Turner, in his third season with the Bombers and tied for the CFL lead in sacks already with three in just two games, appeared to have difficulty breathing in the fourth. He was given oxygen on the field.

Overall, the biggest factor in the win Thursday appeared to be Winnipeg's strong defence that kept Calvillo from getting past the Bomber goal line most of the night.

Burke, a former defensive co-ordinator, made it clear in training camp he wanted a lot more from the Winnipeg defence, in particular the secondary.

Veteran Jonathan Hefney was released when he failed to measure up and the tough love approach seems to have worked, with the defence looking more like that of Bomber editions past. Winnipeg built a reputation for itself in the CFL as a tough defensive team.

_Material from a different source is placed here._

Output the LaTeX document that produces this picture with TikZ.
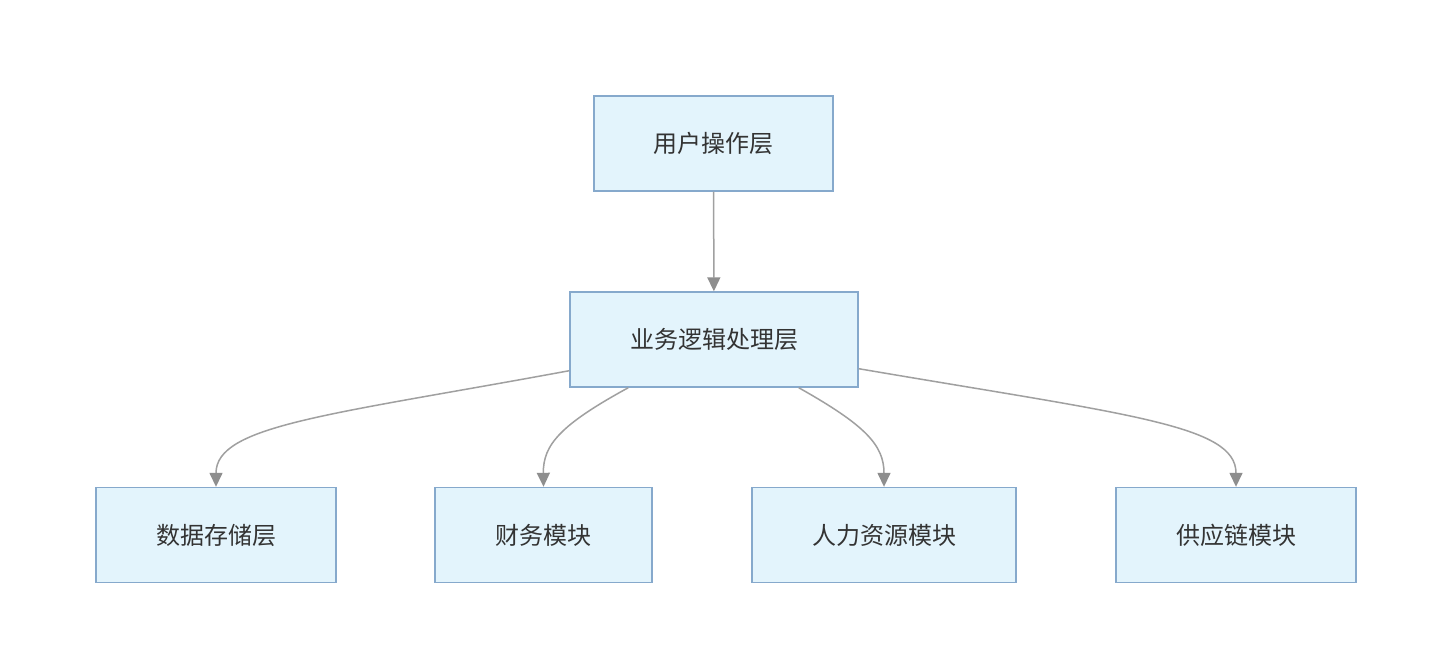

"Great effort," said Burke. "Guys were very solid up front with pressure on the quarterback and the secondary was very good at not giving up any big plays. I'm really happy with those guys."

Burke said overall he was happy with the effort shown on both sides of the ball.

Pierce agreed they have to find a way to stop the turnovers but he took positives out of the way the offence hung in there, even capitalizing on the blitz that left receiver Cory Watson open at times.

"A tipped pass, deep in your own territory, and it gets picked off, those things are going to happen," said Pierce.

"You have to be able to fight through that and be mentally tough. We were pinned down and last week we couldn't get out of our own zone and (this week) we made a big play to Cory and got out of our zone and put together a 105-yard-drive right there.

"Those are things we're capable of. We've got to continue to work at it and put it all together."